(EXERCISE DESCRIPTION) Copy out the data below from the line containing "Clone this chart in D3.js." to the line containing "0.04, 0.014, 0];", both lines included, with all images left out.

Charts and diagrams as code
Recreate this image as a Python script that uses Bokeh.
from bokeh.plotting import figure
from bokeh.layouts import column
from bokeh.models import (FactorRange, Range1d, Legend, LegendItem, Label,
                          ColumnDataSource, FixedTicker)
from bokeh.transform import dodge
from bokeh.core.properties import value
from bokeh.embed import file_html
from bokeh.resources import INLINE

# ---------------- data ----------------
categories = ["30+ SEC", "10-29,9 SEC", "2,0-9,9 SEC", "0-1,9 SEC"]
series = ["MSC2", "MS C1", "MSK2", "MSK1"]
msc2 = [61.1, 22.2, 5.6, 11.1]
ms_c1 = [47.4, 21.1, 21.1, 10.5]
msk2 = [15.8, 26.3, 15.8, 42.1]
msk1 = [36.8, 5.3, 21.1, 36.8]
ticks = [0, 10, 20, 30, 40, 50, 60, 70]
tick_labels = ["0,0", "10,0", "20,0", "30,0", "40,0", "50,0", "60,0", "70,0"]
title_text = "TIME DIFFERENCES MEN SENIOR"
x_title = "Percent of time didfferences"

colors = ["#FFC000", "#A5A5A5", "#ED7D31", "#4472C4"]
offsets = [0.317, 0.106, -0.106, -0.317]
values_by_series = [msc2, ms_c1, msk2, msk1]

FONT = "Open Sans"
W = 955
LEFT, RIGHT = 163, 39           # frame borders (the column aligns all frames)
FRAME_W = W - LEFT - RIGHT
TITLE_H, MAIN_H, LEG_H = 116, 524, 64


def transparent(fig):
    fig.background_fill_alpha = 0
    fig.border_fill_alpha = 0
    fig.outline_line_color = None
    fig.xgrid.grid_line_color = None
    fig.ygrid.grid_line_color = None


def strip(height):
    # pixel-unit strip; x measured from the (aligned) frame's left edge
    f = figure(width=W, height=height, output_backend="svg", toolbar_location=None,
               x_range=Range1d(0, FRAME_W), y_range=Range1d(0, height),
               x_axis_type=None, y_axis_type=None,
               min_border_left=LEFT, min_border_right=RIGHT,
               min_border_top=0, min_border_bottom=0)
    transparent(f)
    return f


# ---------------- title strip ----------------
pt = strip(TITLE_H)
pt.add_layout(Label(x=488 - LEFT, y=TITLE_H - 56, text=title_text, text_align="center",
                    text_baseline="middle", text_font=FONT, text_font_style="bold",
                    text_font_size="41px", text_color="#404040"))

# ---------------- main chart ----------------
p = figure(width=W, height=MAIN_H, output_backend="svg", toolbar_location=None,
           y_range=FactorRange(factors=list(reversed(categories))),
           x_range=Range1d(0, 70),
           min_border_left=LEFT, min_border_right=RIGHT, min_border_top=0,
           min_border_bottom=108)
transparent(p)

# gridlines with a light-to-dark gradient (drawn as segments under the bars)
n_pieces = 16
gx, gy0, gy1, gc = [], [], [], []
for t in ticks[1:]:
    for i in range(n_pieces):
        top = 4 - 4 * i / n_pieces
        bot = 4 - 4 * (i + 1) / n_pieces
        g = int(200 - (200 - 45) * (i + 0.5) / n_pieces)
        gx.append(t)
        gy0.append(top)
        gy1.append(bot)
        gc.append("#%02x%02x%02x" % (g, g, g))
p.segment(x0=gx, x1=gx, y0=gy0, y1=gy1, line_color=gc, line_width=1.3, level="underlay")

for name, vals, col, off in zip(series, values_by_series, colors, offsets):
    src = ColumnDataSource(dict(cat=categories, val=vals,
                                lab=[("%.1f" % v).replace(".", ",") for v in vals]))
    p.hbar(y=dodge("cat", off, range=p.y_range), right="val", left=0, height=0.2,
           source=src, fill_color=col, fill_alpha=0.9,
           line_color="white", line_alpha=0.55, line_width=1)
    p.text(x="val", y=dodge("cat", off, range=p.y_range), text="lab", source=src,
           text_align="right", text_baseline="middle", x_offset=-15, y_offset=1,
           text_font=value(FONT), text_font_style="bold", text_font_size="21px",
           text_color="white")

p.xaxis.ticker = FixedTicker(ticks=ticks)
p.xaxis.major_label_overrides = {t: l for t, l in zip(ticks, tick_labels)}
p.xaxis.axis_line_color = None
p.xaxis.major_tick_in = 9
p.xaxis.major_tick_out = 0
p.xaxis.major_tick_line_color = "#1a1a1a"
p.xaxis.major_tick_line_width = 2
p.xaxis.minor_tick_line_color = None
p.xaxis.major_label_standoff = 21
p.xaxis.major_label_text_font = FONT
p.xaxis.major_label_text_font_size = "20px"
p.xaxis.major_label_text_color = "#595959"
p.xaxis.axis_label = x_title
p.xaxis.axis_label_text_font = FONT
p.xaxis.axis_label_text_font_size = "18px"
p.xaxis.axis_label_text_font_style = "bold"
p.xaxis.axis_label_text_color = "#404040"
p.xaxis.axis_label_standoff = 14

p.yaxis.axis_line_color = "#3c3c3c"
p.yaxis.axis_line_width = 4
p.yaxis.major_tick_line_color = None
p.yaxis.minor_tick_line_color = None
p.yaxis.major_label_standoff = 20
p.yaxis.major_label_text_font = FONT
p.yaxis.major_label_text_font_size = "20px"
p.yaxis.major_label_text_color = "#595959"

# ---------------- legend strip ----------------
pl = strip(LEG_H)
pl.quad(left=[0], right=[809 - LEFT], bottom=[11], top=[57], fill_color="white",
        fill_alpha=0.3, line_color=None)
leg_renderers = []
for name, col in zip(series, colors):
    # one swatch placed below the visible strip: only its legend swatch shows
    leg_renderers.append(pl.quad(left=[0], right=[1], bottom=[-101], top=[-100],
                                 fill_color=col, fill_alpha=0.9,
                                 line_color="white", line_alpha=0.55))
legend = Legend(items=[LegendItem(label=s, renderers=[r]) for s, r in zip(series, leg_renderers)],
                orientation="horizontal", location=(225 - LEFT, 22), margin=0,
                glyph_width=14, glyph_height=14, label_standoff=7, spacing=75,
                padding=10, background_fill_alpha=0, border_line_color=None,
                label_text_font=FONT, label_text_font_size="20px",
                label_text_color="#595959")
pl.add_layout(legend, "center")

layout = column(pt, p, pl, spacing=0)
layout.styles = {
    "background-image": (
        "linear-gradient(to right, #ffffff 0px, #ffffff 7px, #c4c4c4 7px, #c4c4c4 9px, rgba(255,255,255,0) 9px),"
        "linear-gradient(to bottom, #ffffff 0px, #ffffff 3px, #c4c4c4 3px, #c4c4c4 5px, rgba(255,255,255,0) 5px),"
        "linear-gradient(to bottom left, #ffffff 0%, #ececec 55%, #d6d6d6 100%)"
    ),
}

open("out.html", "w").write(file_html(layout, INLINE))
* * *
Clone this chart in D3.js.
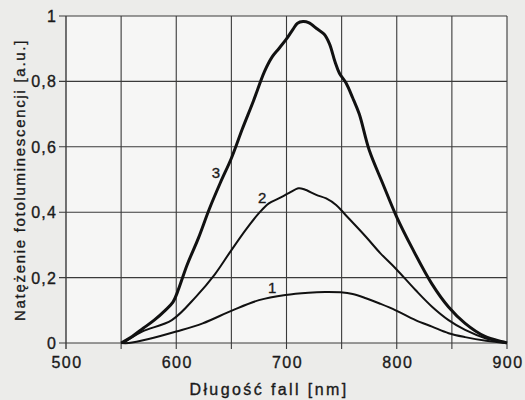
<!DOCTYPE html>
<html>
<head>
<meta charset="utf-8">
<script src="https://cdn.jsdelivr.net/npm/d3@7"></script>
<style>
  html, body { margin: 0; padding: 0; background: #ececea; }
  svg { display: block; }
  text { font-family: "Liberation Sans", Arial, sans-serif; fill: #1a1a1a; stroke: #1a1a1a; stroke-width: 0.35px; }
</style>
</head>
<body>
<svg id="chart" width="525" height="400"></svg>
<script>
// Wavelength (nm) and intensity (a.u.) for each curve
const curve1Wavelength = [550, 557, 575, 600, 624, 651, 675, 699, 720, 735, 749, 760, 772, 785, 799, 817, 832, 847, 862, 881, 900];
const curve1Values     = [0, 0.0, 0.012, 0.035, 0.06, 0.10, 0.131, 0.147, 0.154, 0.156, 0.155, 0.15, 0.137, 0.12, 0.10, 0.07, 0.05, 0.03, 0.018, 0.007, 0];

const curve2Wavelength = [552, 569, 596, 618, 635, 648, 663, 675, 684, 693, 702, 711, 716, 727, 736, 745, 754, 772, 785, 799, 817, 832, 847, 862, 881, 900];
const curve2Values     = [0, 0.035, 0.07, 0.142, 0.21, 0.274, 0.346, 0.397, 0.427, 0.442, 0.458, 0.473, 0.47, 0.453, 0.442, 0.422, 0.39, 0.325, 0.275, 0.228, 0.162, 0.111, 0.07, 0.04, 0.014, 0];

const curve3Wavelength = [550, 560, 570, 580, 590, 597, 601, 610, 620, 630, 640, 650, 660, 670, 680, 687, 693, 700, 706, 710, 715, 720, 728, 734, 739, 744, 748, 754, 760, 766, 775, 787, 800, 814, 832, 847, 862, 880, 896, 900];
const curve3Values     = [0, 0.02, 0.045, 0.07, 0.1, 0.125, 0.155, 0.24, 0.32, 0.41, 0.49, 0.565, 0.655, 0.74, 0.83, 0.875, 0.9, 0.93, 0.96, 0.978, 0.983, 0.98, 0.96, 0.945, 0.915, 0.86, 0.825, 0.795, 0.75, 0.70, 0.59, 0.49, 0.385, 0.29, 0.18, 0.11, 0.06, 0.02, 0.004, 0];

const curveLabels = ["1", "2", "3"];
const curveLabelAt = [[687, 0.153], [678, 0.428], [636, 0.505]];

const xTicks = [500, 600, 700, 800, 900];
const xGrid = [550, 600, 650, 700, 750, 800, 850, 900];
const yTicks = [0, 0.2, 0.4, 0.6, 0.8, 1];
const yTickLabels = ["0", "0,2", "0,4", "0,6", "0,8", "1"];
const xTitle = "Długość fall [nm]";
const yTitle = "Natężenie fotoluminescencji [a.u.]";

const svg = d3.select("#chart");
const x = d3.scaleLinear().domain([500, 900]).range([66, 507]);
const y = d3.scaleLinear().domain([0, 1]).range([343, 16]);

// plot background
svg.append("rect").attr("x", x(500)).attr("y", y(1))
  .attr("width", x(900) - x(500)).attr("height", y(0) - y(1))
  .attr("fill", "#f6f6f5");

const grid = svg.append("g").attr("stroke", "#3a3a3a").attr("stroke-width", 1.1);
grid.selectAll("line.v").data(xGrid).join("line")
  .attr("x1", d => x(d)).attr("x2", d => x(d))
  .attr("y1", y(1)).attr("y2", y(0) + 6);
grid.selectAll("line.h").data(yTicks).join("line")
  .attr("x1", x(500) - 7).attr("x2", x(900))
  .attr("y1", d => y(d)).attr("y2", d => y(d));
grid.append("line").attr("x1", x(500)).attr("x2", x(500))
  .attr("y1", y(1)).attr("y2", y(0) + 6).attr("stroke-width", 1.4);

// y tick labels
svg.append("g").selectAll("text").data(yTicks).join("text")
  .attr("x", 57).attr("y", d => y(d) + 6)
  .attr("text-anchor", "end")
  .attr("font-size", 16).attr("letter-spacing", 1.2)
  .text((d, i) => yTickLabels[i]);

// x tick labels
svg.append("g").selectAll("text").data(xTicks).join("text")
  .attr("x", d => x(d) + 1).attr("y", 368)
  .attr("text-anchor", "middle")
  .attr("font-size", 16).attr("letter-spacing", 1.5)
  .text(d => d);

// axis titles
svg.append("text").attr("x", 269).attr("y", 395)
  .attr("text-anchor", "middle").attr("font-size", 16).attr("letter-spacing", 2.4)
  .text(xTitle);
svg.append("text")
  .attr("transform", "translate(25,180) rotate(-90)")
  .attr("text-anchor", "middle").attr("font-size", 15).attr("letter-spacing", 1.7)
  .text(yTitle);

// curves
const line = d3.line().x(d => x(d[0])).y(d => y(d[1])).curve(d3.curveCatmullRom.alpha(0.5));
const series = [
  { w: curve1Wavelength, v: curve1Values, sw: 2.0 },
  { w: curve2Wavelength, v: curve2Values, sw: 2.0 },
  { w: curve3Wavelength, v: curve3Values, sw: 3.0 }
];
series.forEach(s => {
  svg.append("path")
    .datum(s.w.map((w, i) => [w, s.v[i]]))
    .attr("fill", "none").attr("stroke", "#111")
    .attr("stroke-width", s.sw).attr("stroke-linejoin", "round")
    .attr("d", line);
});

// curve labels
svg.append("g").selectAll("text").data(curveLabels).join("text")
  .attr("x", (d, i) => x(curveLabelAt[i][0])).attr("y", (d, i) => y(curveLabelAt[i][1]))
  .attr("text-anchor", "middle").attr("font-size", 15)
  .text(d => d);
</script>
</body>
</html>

(ANSWER TO THE PROBLEM)
Clone this chart in D3.js.
<!DOCTYPE html>
<html>
<head>
<meta charset="utf-8">
<script src="https://cdn.jsdelivr.net/npm/d3@7"></script>
<style>
  html, body { margin: 0; padding: 0; background: #ececea; }
  svg { display: block; }
  text { font-family: "Liberation Sans", Arial, sans-serif; fill: #1a1a1a; stroke: #1a1a1a; stroke-width: 0.35px; }
</style>
</head>
<body>
<svg id="chart" width="525" height="400"></svg>
<script>
// Wavelength (nm) and intensity (a.u.) for each curve
const curve1Wavelength = [550, 557, 575, 600, 624, 651, 675, 699, 720, 735, 749, 760, 772, 785, 799, 817, 832, 847, 862, 881, 900];
const curve1Values     = [0, 0.0, 0.012, 0.035, 0.06, 0.10, 0.131, 0.147, 0.154, 0.156, 0.155, 0.15, 0.137, 0.12, 0.10, 0.07, 0.05, 0.03, 0.018, 0.007, 0];

const curve2Wavelength = [552, 569, 596, 618, 635, 648, 663, 675, 684, 693, 702, 711, 716, 727, 736, 745, 754, 772, 785, 799, 817, 832, 847, 862, 881, 900];
const curve2Values     = [0, 0.035, 0.07, 0.142, 0.21, 0.274, 0.346, 0.397, 0.427, 0.442, 0.458, 0.473, 0.47, 0.453, 0.442, 0.422, 0.39, 0.325, 0.275, 0.228, 0.162, 0.111, 0.07, 0.04, 0.014, 0];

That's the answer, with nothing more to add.